I have asked my father, John R. Himes, to post some thoughts on the recent closing of Tennessee Temple University, his college alma mater. At one point TTU boasted an enrollment in the thousands and was a premiere Baptist school. As of a few years ago, it was down to a few hundred, and now it has completely closed its doors, sending its students to Piedmont International University (click here for the news story). Why the drastic change? My father shares his thoughts.
The Demise of Tennessee Temple: A Cautionary Tale of a College
By John R. Himes
In 1976 when I graduated with my BA in Bible, Tennessee Temple College was a wonderful bastion of revival, soul-winning and fundamentalism. Sure, it had its problems. I’ve wondered many times why I did not have to take a course in Baptist history or polity, since it was ostensibly a Baptist school. But overall it was a very exciting place to be spiritually. At its peak, it had an enrollment of 4 or 5 thousand.
The governing church, Highland Park Baptist (HPBC), was large (at one point one of the largest churches in the U.S.) and promoted revival. Its pastor and the president of the school was Dr. Lee Roberson, a man unparalleled in his devotion to holy living and revival. We heard famous sermons such as “Prayer, Asking and Receiving” by John R. Rice, and “Payday Someday” by R. G. Lee, and saw revival with hundreds of students and others crowding the aisles.
Temple also had a wonderful emphasis on world evangelism. There was a missionary conference every Fall, sometimes attended by over 200 missionaries. It was through a missionary from Japan at this conference that God called me to be a missionary. HPBC then supported our ministry for 33 years in Japan, for which I thank God. However, it was through this connection that I eventually began to see a slide in the Christianity of the school and church.
After Dr. Roberson had retired and been replaced by *------* after a short time with another interim pastor, we visited the church on furlough. I thought *------* to be a great preacher, but a strange choice for the job since he was from the GARBC orbit rather than the Southwide Baptist Fellowship crowd with which many Temple graduates fellowshipped. Furthermore, many thought he was a poor administrator, and this turned out to be arguably so.
To me as a missionary the moment that defined the future for Highland Park Baptist Church came when a young missionary from South America showed his furlough slides in a training union and said, “We practice direct evangelism and do not advocate lifestyle evangelism.” Afterwards *-----* rose and excoriated the young missionary for this statement, saying, “All the evangelism we do at Highland Park is lifestyle evangelism.” This not only was rude and dismissive toward the young missionary, but inaccurate, since at that time HPBC was using a robot program to “cold call” people’s homes and deliver a taped salvation message! This event caused me to avoid presenting my furlough report at HPBC for many years after that.

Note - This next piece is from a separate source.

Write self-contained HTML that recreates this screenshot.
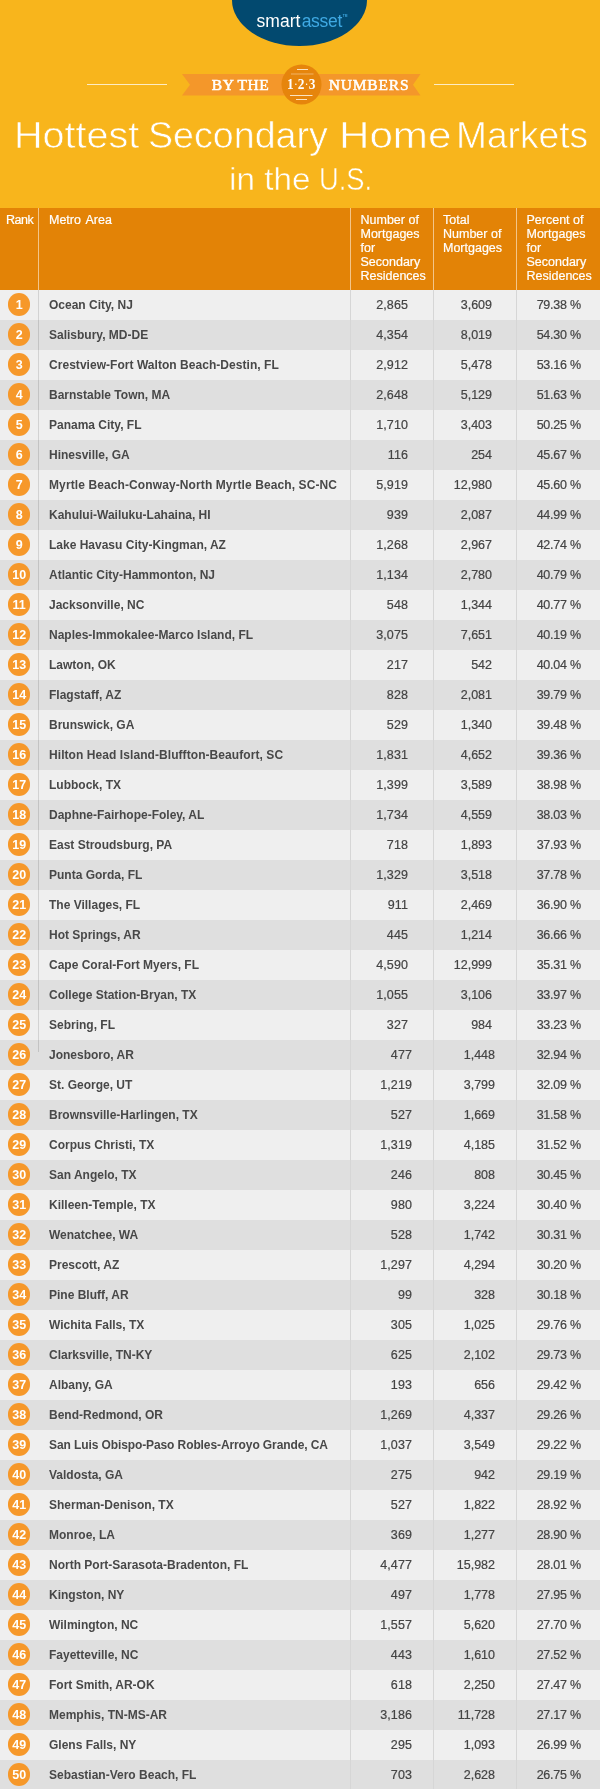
<!DOCTYPE html>
<html><head><meta charset="utf-8">
<style>
*{margin:0;padding:0;box-sizing:border-box}
html,body{width:600px;height:1789px;overflow:hidden;background:#f8b51c;font-family:"Liberation Sans",sans-serif}
#top{position:absolute;left:0;top:0;width:600px;height:208px;background:#f8b51c;overflow:hidden}
#logo{position:absolute;left:231.8px;top:-46.25px;width:135.4px;height:92.5px;border-radius:50%;background:#02496f}
.lg{position:absolute;top:9.85px;font-size:17.5px;line-height:22px;color:#fff;white-space:nowrap}
.hl{position:absolute;top:84px;height:1px;background:#fdecc4;width:80px}
#ribbon{position:absolute;left:0;top:0}
.rt{position:absolute;top:74px;height:21px;line-height:21px;font-family:"Liberation Serif",serif;font-weight:normal;-webkit-text-stroke:0.55px #fff;color:#fff;font-size:15.5px;letter-spacing:0.55px;white-space:nowrap}
.tw{position:absolute;color:#fff;white-space:nowrap;transform-origin:0 0;-webkit-text-stroke:0.6px #f8b51c}
.t1{top:115.5px;font-size:36.5px;line-height:40px}
.t2{top:161.7px;font-size:31px;line-height:36px;-webkit-text-stroke:0.5px #f8b51c}
#th{position:absolute;left:0;top:208px;width:600px;height:82px;background:#e38306;color:#fff;font-size:12.5px;line-height:14px}
#th div{position:absolute;top:5px;white-space:nowrap;-webkit-text-stroke:0.2px #fff}
#th s{position:absolute;top:0;width:1px;height:82px;background:#f3c589}
#tb{position:absolute;left:0;top:290px;width:600px}
.r{position:relative;height:30px;background:#efefef;width:600px}
.r.d{background:#dfdfdf}
.r i{position:absolute;left:8px;top:3.3px;width:22.4px;height:22.4px;border-radius:50%;background:#f6982a;color:#fff;font-style:normal;font-weight:bold;font-size:12.5px;line-height:24.4px;text-align:center}
.r b{position:absolute;left:49px;top:0;line-height:30px;font-size:12px;color:#484848;white-space:nowrap}
.r u{position:absolute;top:0;line-height:30px;font-size:12.5px;color:#444;-webkit-text-stroke:0.2px #444;text-decoration:none;text-align:right;white-space:nowrap}
.r .a{right:192px;letter-spacing:0.1px}.r .b{right:108px}.r .c{right:19px;letter-spacing:-0.25px;margin-right:0.25px}
.r.s .a{right:188px}.r.s .b{right:105px}
.vs{position:absolute;top:0;width:1px;height:1500px;background:#d6d6d6}
#top,#th,#tb{will-change:transform}
#n123 span{font-weight:normal;font-size:13px;display:inline-block;width:4.9px;text-align:center;position:relative;top:-1.8px}
</style></head><body>
<div id="top">
<div id="logo"></div>
<div class="lg" style="left:256.6px;letter-spacing:0">smart</div>
<div class="lg" style="left:301.700px;letter-spacing:-0.3px;color:#3fa9e3">asset</div>
<div class="lg" style="left:342.800px;top:13.600px;font-size:3.2px;line-height:4px;color:#3fa9e3;font-weight:bold">TM</div>
<div class="hl" style="left:87px"></div><div class="hl" style="left:434px"></div>
<svg id="ribbon" width="600" height="208" viewBox="0 0 600 208">
<polygon points="182,74 420.500,74 413,84.7 420.500,95.400 182,95.400 190,84.7" fill="#f4972a"/>
<circle cx="301.5" cy="84.5" r="20" fill="#e6850c"/>
<g stroke="#fbe3c0" stroke-width="1" fill="none">
<line x1="297" y1="69.5" x2="308" y2="69.5"/>
<line x1="291" y1="74" x2="313.5" y2="74" stroke-opacity="0.5"/>
<line x1="290" y1="95.5" x2="312.500" y2="95.5"/>
<line x1="296" y1="99.5" x2="307" y2="99.5"/>
</g>
</svg>
<div class="rt" style="left:211.800px;word-spacing:-0.5px">BY THE</div>
<div class="rt" style="left:328.800px;letter-spacing:0.8px">NUMBERS</div>
<div class="rt" id="n123" style="left:287px;top:73.300px;font-size:15.5px;letter-spacing:0;font-weight:bold;-webkit-text-stroke:0;transform:scaleX(0.86);transform-origin:0 0">1<span>·</span>2<span>·</span>3</div>
<div class="tw t1" id="w1" style="left:13.5px;transform:scaleX(1.083)">Hottest</div>
<div class="tw t1" id="w2" style="left:147.6px;transform:scaleX(1.0305)">Secondary</div>
<div class="tw t1" id="w3" style="left:339.3px;transform:scaleX(1.154)">Home</div>
<div class="tw t1" id="w4" style="left:456.3px;transform:scaleX(1.018)">Markets</div>
<div class="tw t2" id="w5" style="left:229.3px;transform:scaleX(1.075)">in the</div>
<div class="tw t2" id="w6" style="left:319.4px;transform:scaleX(0.882)">U.S.</div>
</div>
<div id="th">
<div style="left:6px;letter-spacing:-0.5px">Rank</div>
<div style="left:49px;word-spacing:1.7px">Metro Area</div>
<div style="left:360.500px">Number of<br>Mortgages<br>for<br>Secondary<br>Residences</div>
<div style="left:443px">Total<br>Number of<br>Mortgages</div>
<div style="left:526.500px">Percent of<br>Mortgages<br>for<br>Secondary<br>Residences</div>
<s style="left:38px"></s><s style="left:350px"></s><s style="left:433px"></s><s style="left:516px"></s>
</div>
<div id="tb">
<div class="r"><i>1</i><b>Ocean City, NJ</b><u class="a">2,865</u><u class="b">3,609</u><u class="c">79.38 %</u></div>
<div class="r d"><i>2</i><b>Salisbury, MD-DE</b><u class="a">4,354</u><u class="b">8,019</u><u class="c">54.30 %</u></div>
<div class="r"><i>3</i><b style="letter-spacing:0.04px">Crestview-Fort Walton Beach-Destin, FL</b><u class="a">2,912</u><u class="b">5,478</u><u class="c">53.16 %</u></div>
<div class="r d"><i>4</i><b>Barnstable Town, MA</b><u class="a">2,648</u><u class="b">5,129</u><u class="c">51.63 %</u></div>
<div class="r"><i>5</i><b>Panama City, FL</b><u class="a">1,710</u><u class="b">3,403</u><u class="c">50.25 %</u></div>
<div class="r d"><i>6</i><b>Hinesville, GA</b><u class="a">116</u><u class="b">254</u><u class="c">45.67 %</u></div>
<div class="r"><i>7</i><b style="letter-spacing:0.105px">Myrtle Beach-Conway-North Myrtle Beach, SC-NC</b><u class="a">5,919</u><u class="b">12,980</u><u class="c">45.60 %</u></div>
<div class="r d"><i>8</i><b>Kahului-Wailuku-Lahaina, HI</b><u class="a">939</u><u class="b">2,087</u><u class="c">44.99 %</u></div>
<div class="r"><i>9</i><b>Lake Havasu City-Kingman, AZ</b><u class="a">1,268</u><u class="b">2,967</u><u class="c">42.74 %</u></div>
<div class="r d"><i>10</i><b>Atlantic City-Hammonton, NJ</b><u class="a">1,134</u><u class="b">2,780</u><u class="c">40.79 %</u></div>
<div class="r"><i>11</i><b>Jacksonville, NC</b><u class="a">548</u><u class="b">1,344</u><u class="c">40.77 %</u></div>
<div class="r d"><i>12</i><b>Naples-Immokalee-Marco Island, FL</b><u class="a">3,075</u><u class="b">7,651</u><u class="c">40.19 %</u></div>
<div class="r"><i>13</i><b>Lawton, OK</b><u class="a">217</u><u class="b">542</u><u class="c">40.04 %</u></div>
<div class="r d"><i>14</i><b>Flagstaff, AZ</b><u class="a">828</u><u class="b">2,081</u><u class="c">39.79 %</u></div>
<div class="r"><i>15</i><b>Brunswick, GA</b><u class="a">529</u><u class="b">1,340</u><u class="c">39.48 %</u></div>
<div class="r d"><i>16</i><b style="letter-spacing:0.07px">Hilton Head Island-Bluffton-Beaufort, SC</b><u class="a">1,831</u><u class="b">4,652</u><u class="c">39.36 %</u></div>
<div class="r"><i>17</i><b>Lubbock, TX</b><u class="a">1,399</u><u class="b">3,589</u><u class="c">38.98 %</u></div>
<div class="r d"><i>18</i><b>Daphne-Fairhope-Foley, AL</b><u class="a">1,734</u><u class="b">4,559</u><u class="c">38.03 %</u></div>
<div class="r"><i>19</i><b>East Stroudsburg, PA</b><u class="a">718</u><u class="b">1,893</u><u class="c">37.93 %</u></div>
<div class="r d"><i>20</i><b>Punta Gorda, FL</b><u class="a">1,329</u><u class="b">3,518</u><u class="c">37.78 %</u></div>
<div class="r"><i>21</i><b>The Villages, FL</b><u class="a">911</u><u class="b">2,469</u><u class="c">36.90 %</u></div>
<div class="r d"><i>22</i><b>Hot Springs, AR</b><u class="a">445</u><u class="b">1,214</u><u class="c">36.66 %</u></div>
<div class="r"><i>23</i><b>Cape Coral-Fort Myers, FL</b><u class="a">4,590</u><u class="b">12,999</u><u class="c">35.31 %</u></div>
<div class="r d"><i>24</i><b>College Station-Bryan, TX</b><u class="a">1,055</u><u class="b">3,106</u><u class="c">33.97 %</u></div>
<div class="r"><i>25</i><b>Sebring, FL</b><u class="a">327</u><u class="b">984</u><u class="c">33.23 %</u></div>
<div class="r d s"><i>26</i><b>Jonesboro, AR</b><u class="a">477</u><u class="b">1,448</u><u class="c">32.94 %</u></div>
<div class="r s"><i>27</i><b>St. George, UT</b><u class="a">1,219</u><u class="b">3,799</u><u class="c">32.09 %</u></div>
<div class="r d s"><i>28</i><b>Brownsville-Harlingen, TX</b><u class="a">527</u><u class="b">1,669</u><u class="c">31.58 %</u></div>
<div class="r s"><i>29</i><b>Corpus Christi, TX</b><u class="a">1,319</u><u class="b">4,185</u><u class="c">31.52 %</u></div>
<div class="r d s"><i>30</i><b>San Angelo, TX</b><u class="a">246</u><u class="b">808</u><u class="c">30.45 %</u></div>
<div class="r s"><i>31</i><b>Killeen-Temple, TX</b><u class="a">980</u><u class="b">3,224</u><u class="c">30.40 %</u></div>
<div class="r d s"><i>32</i><b>Wenatchee, WA</b><u class="a">528</u><u class="b">1,742</u><u class="c">30.31 %</u></div>
<div class="r s"><i>33</i><b>Prescott, AZ</b><u class="a">1,297</u><u class="b">4,294</u><u class="c">30.20 %</u></div>
<div class="r d s"><i>34</i><b>Pine Bluff, AR</b><u class="a">99</u><u class="b">328</u><u class="c">30.18 %</u></div>
<div class="r s"><i>35</i><b>Wichita Falls, TX</b><u class="a">305</u><u class="b">1,025</u><u class="c">29.76 %</u></div>
<div class="r d s"><i>36</i><b>Clarksville, TN-KY</b><u class="a">625</u><u class="b">2,102</u><u class="c">29.73 %</u></div>
<div class="r s"><i>37</i><b>Albany, GA</b><u class="a">193</u><u class="b">656</u><u class="c">29.42 %</u></div>
<div class="r d s"><i>38</i><b>Bend-Redmond, OR</b><u class="a">1,269</u><u class="b">4,337</u><u class="c">29.26 %</u></div>
<div class="r s"><i>39</i><b style="letter-spacing:-0.1px">San Luis Obispo-Paso Robles-Arroyo Grande, CA</b><u class="a">1,037</u><u class="b">3,549</u><u class="c">29.22 %</u></div>
<div class="r d s"><i>40</i><b>Valdosta, GA</b><u class="a">275</u><u class="b">942</u><u class="c">29.19 %</u></div>
<div class="r s"><i>41</i><b>Sherman-Denison, TX</b><u class="a">527</u><u class="b">1,822</u><u class="c">28.92 %</u></div>
<div class="r d s"><i>42</i><b>Monroe, LA</b><u class="a">369</u><u class="b">1,277</u><u class="c">28.90 %</u></div>
<div class="r s"><i>43</i><b>North Port-Sarasota-Bradenton, FL</b><u class="a">4,477</u><u class="b">15,982</u><u class="c">28.01 %</u></div>
<div class="r d s"><i>44</i><b>Kingston, NY</b><u class="a">497</u><u class="b">1,778</u><u class="c">27.95 %</u></div>
<div class="r s"><i>45</i><b>Wilmington, NC</b><u class="a">1,557</u><u class="b">5,620</u><u class="c">27.70 %</u></div>
<div class="r d s"><i>46</i><b>Fayetteville, NC</b><u class="a">443</u><u class="b">1,610</u><u class="c">27.52 %</u></div>
<div class="r s"><i>47</i><b>Fort Smith, AR-OK</b><u class="a">618</u><u class="b">2,250</u><u class="c">27.47 %</u></div>
<div class="r d s"><i>48</i><b>Memphis, TN-MS-AR</b><u class="a">3,186</u><u class="b">11,728</u><u class="c">27.17 %</u></div>
<div class="r s"><i>49</i><b>Glens Falls, NY</b><u class="a">295</u><u class="b">1,093</u><u class="c">26.99 %</u></div>
<div class="r d s"><i>50</i><b>Sebastian-Vero Beach, FL</b><u class="a">703</u><u class="b">2,628</u><u class="c">26.75 %</u></div><div class="vs" style="left:38px;height:762px;background:rgba(0,0,0,0.12)"></div><div class="vs" style="left:350px"></div><div class="vs" style="left:433px"></div><div class="vs" style="left:516px"></div>
</div>
</body></html>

In addition, Tennessee Temple’s treatment of alumni was somewhat cold. It seemed to me that they rarely ever reached out to alumni except to ask for money; twice they offered an alumni directory for sale for $100 (this is in stark contrast to the school I received my MA from, which always keeps me up-to-date and provides a much easier way to keep in contact with other alumni).
As time went on, Tennessee Temple drifted further and further from its alumni, who were largely independent Baptists. One furlough some years ago two friends and I visited the campus and entered the gymnasium where we had spent many happy hours working out. After we exited we were approached by a man who wondered what we were doing there, identifying himself as the new athletic director. When we said we were alumni, and two of us were independent Baptist preachers, he said, “I’m not sure what an independent Baptist is. Please explain it to me.”
That encounter typifies to me the primary reason for the demise of Tennessee Temple. Not too long after that it was announced that the college and church were joining a different ecclesiastical orientation (though still Baptist). Thus, the college left its roots. This process may not cause the demise of a college if it occurs over many years, as witness the fate of a school like Princeton which started out as a conservative Presbyterian school. However, in the case of Tennessee Temple, the process of departing from the positions of the alumni and supporters began shortly after the retirement of its founder, Dr. Lee Roberson.
From the point when the board unwisely hired a man from outside of the base of support of the school, the demise of the school was only a question of time. The final letter to the alumni announcing the news of the “merger” with another school (after said news had been published in the Chattanooga newspaper) sadly noted that in trying to save the school 17,000 brochures and letters were sent to alumni. Less than one percent of the alumni responded.